_GOAL_
Print word for word the first line of the listing below and every line after it, through the line with "import matplotlib.pyplot as plt". Leave out the pictures and the rest.

----- AVAILABLE DATA

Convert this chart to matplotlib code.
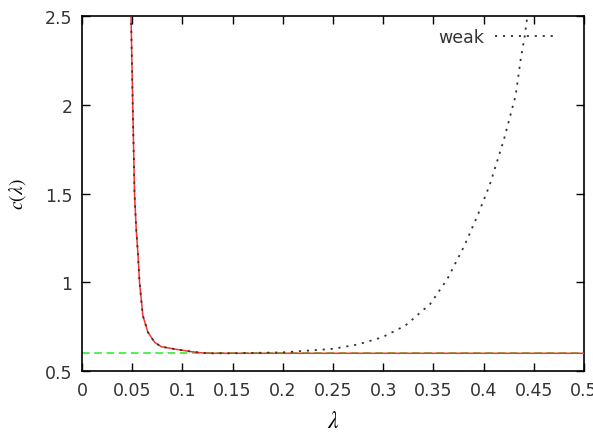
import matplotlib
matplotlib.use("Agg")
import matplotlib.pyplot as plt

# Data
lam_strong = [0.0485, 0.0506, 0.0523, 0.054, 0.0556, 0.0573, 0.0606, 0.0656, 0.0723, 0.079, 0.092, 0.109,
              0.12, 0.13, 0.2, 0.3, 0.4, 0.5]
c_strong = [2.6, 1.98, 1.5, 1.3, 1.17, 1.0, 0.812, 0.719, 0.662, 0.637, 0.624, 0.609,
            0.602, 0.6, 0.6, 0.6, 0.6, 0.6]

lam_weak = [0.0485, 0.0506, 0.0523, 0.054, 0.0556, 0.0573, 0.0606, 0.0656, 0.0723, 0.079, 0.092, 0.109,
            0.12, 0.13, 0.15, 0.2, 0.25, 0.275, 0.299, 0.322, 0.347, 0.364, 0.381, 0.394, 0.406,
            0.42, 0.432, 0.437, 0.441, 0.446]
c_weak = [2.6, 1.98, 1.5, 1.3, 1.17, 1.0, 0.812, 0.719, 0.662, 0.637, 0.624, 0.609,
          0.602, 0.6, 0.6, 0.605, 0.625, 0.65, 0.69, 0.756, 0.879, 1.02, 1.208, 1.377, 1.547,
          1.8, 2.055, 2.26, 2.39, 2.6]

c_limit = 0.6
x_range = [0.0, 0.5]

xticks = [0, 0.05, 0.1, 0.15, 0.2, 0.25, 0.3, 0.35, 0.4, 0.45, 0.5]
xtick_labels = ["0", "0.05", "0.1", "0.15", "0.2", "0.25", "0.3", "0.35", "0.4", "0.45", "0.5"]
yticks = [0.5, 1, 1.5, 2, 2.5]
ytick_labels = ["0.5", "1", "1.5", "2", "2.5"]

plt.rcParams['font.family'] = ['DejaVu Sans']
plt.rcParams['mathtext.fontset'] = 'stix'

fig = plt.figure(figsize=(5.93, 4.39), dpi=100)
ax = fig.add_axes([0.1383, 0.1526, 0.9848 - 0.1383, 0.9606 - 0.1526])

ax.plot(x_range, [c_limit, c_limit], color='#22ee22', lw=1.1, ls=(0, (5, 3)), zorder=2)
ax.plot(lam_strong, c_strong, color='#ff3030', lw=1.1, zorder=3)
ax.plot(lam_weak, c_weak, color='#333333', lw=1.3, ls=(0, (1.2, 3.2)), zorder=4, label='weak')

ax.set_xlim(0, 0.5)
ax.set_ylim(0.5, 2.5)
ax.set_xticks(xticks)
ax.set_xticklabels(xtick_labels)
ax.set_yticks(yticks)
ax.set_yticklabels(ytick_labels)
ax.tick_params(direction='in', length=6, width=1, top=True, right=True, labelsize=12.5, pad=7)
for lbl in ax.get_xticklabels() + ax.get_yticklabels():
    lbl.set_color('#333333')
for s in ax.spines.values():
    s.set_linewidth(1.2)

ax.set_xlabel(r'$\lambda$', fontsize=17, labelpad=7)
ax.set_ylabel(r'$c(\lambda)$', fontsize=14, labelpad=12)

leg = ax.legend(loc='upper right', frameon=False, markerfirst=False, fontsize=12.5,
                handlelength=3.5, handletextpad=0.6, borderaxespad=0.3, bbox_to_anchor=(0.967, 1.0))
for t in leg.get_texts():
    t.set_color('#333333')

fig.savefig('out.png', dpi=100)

----------

_SOLUTION BELOW_
Convert this chart to matplotlib code.
import matplotlib
matplotlib.use("Agg")
import matplotlib.pyplot as plt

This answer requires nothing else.